Eu vivo bem em um mundo cristão e não por ele ser cristão, mas por ser ocidental e eu não ter que dar bola pra religião alguma. No mundo islâmico, eu, o senhor aqui ao lado, o caro leitor, não teríamos essa mesma liberdade porque ele é teocrático e não democrático.

Um islâmico que se muda para o Ocidente ganha o mesmo direito que eu tenho, o de dar para a religião o espaço que eu quiser, desde que respeite as leis seculares do lugar onde vivo. Ele deve demonstrar apreço por essa regra básica, e ser aceito como um igual, porque então estará se comportando como, e todos viveremos felizes para sempre.

Uns anos atrás eu estava em um metrô em Berlim, com quatro jovens turcos e um outro jovem moreno e com uma cerveja na mão. Eu sou moreno, mas, de alguma forma eles me olharam e desconsideraram a minha candidatura a ser um deles. Para o outro, com a cerveja na mão, perguntaram de onde ele era: “Bangladesh”

“Are you a Muslim?”

“Yes”

“You should not be drinking”

O rapaz era pequeno, os outros eram grandes e olhavam feio.
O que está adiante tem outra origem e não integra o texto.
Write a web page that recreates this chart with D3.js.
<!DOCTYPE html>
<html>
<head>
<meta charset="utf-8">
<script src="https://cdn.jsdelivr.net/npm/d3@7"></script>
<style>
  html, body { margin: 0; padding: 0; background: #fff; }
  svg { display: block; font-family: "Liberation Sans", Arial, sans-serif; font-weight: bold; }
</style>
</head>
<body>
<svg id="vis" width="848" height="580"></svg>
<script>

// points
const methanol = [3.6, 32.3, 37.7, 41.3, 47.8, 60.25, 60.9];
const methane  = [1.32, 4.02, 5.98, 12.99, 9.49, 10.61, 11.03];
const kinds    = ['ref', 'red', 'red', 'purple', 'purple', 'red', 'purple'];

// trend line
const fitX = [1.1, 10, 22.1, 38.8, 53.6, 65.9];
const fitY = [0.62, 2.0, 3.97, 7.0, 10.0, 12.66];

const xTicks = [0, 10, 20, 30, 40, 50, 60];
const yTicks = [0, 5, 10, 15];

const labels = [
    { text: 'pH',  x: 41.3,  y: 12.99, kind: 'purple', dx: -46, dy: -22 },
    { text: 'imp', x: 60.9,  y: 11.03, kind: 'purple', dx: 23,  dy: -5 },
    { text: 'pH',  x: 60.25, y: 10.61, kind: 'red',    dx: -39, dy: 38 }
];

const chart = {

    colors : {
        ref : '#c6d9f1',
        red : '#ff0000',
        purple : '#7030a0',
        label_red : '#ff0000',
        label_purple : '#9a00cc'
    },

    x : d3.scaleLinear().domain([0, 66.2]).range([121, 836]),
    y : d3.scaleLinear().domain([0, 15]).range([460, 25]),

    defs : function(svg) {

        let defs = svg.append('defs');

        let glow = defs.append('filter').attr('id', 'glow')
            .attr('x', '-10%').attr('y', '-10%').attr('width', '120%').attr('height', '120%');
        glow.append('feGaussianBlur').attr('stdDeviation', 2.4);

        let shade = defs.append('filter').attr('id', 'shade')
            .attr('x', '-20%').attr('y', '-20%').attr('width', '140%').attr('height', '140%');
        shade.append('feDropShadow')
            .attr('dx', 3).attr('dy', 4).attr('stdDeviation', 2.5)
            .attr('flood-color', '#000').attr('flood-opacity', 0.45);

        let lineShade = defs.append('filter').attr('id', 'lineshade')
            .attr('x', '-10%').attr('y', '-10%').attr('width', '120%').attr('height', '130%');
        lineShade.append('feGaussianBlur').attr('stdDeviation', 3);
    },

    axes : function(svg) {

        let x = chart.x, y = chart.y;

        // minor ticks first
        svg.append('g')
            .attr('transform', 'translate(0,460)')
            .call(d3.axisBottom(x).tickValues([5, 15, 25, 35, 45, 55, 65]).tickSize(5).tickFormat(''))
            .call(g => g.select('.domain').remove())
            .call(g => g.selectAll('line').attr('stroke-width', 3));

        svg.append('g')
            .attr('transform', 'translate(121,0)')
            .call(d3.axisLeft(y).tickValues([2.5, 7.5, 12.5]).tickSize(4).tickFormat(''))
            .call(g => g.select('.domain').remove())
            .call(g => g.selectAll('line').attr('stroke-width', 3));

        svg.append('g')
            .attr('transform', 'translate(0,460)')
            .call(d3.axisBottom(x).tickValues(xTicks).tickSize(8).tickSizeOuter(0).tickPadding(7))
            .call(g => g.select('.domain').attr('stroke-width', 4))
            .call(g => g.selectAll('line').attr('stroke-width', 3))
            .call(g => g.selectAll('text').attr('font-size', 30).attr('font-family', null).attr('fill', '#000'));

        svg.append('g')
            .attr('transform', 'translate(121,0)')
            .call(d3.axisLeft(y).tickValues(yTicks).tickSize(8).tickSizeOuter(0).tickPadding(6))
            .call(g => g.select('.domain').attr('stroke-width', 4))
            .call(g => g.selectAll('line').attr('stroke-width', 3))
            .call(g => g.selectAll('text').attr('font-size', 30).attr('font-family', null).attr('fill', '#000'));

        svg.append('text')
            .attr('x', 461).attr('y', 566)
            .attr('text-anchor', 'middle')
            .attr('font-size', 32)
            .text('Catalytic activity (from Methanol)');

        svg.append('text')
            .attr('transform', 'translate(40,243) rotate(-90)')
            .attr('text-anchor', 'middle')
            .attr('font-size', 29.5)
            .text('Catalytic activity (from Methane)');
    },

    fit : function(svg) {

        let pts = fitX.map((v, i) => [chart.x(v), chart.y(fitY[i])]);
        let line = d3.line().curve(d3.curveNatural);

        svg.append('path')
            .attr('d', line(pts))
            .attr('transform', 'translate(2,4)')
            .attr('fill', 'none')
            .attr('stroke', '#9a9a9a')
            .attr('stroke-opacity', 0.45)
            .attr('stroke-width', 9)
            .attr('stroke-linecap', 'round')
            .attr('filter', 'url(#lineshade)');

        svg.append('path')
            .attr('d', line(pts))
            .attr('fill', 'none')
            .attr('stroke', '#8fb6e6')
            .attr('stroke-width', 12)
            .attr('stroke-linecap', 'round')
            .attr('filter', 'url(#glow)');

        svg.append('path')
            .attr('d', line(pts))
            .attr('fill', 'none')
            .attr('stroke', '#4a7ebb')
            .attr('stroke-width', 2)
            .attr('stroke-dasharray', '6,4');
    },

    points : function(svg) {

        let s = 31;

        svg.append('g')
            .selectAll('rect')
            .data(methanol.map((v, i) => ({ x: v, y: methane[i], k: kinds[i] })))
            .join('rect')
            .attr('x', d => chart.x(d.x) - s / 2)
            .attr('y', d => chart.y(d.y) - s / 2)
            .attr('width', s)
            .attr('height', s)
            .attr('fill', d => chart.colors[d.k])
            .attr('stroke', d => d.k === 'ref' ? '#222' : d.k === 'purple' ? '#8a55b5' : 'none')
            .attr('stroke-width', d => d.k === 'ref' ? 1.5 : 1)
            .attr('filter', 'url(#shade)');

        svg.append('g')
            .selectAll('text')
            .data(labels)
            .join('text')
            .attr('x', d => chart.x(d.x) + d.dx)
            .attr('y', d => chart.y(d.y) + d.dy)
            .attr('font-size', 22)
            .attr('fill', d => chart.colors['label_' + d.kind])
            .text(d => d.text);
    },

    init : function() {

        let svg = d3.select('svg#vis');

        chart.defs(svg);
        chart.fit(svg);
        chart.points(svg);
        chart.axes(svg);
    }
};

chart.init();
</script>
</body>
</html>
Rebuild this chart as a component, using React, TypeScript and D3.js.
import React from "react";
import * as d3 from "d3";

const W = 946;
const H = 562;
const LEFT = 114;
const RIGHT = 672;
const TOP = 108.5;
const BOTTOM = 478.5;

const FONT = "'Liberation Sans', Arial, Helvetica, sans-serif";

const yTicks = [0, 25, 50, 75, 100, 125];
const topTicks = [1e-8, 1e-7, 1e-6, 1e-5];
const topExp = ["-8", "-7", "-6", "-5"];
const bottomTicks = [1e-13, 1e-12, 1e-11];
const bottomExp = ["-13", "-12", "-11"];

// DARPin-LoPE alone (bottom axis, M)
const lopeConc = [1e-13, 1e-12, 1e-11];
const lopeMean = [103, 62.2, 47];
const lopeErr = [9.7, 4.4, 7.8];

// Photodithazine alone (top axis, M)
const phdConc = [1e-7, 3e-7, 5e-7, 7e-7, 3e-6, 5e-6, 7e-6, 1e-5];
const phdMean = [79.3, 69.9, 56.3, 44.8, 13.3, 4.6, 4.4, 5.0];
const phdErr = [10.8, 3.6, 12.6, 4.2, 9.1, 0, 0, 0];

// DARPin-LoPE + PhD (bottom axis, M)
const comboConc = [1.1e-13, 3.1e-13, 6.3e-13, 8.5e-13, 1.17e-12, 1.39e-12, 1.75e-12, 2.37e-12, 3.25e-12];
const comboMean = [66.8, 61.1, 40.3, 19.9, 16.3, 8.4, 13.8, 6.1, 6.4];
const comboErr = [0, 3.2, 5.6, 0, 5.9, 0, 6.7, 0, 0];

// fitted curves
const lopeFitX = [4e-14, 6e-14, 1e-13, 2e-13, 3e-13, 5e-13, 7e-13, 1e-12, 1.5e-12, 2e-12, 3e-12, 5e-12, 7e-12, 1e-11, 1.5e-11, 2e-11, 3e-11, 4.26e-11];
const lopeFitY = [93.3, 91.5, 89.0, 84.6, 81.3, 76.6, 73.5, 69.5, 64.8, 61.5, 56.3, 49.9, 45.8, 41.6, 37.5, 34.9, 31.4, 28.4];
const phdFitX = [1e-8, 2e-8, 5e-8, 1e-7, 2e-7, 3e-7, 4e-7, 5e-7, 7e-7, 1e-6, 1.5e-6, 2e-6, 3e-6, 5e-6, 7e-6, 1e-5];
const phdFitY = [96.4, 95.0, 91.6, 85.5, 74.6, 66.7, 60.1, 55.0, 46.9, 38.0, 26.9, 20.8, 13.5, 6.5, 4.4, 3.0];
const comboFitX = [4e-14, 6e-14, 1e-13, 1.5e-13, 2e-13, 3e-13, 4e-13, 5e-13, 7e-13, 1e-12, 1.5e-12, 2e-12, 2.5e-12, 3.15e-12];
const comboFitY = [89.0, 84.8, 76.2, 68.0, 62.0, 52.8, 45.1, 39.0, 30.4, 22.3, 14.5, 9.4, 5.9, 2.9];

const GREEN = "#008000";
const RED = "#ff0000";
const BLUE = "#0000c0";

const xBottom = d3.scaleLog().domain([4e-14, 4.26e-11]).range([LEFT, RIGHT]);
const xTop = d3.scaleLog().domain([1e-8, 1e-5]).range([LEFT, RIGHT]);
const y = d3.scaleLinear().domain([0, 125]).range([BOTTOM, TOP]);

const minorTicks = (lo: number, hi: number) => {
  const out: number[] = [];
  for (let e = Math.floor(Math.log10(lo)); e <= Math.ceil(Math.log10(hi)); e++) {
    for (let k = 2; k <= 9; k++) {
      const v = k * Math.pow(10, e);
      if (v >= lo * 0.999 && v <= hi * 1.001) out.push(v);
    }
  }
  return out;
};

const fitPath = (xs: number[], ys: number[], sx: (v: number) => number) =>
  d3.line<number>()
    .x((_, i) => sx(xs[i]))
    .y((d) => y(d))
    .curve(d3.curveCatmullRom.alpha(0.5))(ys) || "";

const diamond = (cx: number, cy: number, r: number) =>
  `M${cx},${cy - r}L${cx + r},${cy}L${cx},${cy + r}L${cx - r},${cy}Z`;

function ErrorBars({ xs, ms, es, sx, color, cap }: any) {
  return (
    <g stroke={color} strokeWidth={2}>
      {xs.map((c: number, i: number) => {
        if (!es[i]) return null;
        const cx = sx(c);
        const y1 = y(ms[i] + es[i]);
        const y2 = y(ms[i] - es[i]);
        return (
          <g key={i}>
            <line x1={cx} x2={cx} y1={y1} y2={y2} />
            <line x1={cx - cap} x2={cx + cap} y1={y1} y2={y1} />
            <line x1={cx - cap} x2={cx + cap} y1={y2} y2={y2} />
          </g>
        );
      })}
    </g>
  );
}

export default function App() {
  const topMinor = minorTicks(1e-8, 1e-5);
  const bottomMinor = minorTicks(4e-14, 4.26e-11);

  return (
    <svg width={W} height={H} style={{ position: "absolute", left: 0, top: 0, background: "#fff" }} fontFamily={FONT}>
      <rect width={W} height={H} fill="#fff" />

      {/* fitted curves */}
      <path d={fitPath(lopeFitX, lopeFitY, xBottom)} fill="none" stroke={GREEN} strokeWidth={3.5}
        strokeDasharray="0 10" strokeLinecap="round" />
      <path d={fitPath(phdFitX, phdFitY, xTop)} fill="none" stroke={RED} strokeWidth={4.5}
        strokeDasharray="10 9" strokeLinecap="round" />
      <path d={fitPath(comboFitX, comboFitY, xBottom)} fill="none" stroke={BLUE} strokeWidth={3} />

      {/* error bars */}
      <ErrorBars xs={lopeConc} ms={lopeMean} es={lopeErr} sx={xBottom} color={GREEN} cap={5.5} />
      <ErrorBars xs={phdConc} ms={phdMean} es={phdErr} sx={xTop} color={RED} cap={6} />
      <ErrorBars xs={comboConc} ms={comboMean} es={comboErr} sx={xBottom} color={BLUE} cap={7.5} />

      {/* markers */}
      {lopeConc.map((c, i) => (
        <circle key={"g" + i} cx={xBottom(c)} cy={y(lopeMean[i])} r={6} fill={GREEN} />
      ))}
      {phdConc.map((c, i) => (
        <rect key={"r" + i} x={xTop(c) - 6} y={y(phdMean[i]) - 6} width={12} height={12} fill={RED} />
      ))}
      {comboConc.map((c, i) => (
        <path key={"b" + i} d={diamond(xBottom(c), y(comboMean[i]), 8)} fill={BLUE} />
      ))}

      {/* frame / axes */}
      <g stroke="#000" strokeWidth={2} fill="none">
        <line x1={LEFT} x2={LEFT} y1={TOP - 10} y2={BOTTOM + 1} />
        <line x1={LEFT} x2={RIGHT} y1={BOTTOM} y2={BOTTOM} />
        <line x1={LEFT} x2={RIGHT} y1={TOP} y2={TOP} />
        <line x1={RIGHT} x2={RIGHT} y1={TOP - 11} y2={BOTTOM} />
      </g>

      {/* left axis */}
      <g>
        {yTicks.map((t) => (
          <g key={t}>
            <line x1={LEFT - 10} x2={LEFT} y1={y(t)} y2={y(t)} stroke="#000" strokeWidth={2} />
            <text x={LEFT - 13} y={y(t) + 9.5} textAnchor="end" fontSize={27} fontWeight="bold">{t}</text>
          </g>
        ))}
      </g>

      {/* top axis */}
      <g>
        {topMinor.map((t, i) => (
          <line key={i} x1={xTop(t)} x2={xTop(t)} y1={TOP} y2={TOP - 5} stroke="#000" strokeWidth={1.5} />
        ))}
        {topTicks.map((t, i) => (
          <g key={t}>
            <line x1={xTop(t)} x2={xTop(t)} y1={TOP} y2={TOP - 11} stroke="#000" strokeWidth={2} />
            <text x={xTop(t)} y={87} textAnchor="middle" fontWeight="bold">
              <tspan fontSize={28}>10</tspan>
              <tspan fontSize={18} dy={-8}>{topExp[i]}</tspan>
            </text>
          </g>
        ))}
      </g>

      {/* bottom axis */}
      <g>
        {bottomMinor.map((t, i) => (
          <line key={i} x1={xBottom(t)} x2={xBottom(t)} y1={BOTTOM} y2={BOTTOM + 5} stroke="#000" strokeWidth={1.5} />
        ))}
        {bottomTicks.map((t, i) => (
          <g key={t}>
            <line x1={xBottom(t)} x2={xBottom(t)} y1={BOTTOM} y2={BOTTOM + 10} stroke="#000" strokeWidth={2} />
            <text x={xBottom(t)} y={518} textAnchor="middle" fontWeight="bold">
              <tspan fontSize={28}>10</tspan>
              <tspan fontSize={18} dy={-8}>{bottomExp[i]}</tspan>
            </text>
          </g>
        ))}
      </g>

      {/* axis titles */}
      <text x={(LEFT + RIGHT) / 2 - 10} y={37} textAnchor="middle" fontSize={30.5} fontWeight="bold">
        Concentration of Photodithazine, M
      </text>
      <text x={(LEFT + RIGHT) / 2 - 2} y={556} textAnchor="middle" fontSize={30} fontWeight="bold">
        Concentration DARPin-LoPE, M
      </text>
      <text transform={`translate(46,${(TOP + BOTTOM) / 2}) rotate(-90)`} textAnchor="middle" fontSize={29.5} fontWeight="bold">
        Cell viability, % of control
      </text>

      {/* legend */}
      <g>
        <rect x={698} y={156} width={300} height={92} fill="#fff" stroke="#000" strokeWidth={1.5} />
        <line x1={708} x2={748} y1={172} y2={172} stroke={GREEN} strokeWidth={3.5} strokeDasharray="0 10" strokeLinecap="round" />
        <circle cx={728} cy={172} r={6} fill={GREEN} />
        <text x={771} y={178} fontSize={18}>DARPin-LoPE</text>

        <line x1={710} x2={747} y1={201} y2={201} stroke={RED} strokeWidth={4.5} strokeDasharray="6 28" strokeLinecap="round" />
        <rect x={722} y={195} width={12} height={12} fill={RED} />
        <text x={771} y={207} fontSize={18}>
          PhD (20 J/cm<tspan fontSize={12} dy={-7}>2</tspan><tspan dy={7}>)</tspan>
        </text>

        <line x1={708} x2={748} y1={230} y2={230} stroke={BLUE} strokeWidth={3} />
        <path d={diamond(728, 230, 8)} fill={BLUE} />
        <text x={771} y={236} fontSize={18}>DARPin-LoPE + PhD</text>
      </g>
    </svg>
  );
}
“I am drinking because I like it, and because here I can.”

E aí, caros leitores, está toda, mas toda mesmo, a diferença.

Ademã, e vamos em frente.

* Esse texto foi escrito na noite anterior ao ataque horrendo ao Charlie Hebdo e segue valendo, apenas de uma maneira mais triste e em um mundo ainda mais trágico e perigoso.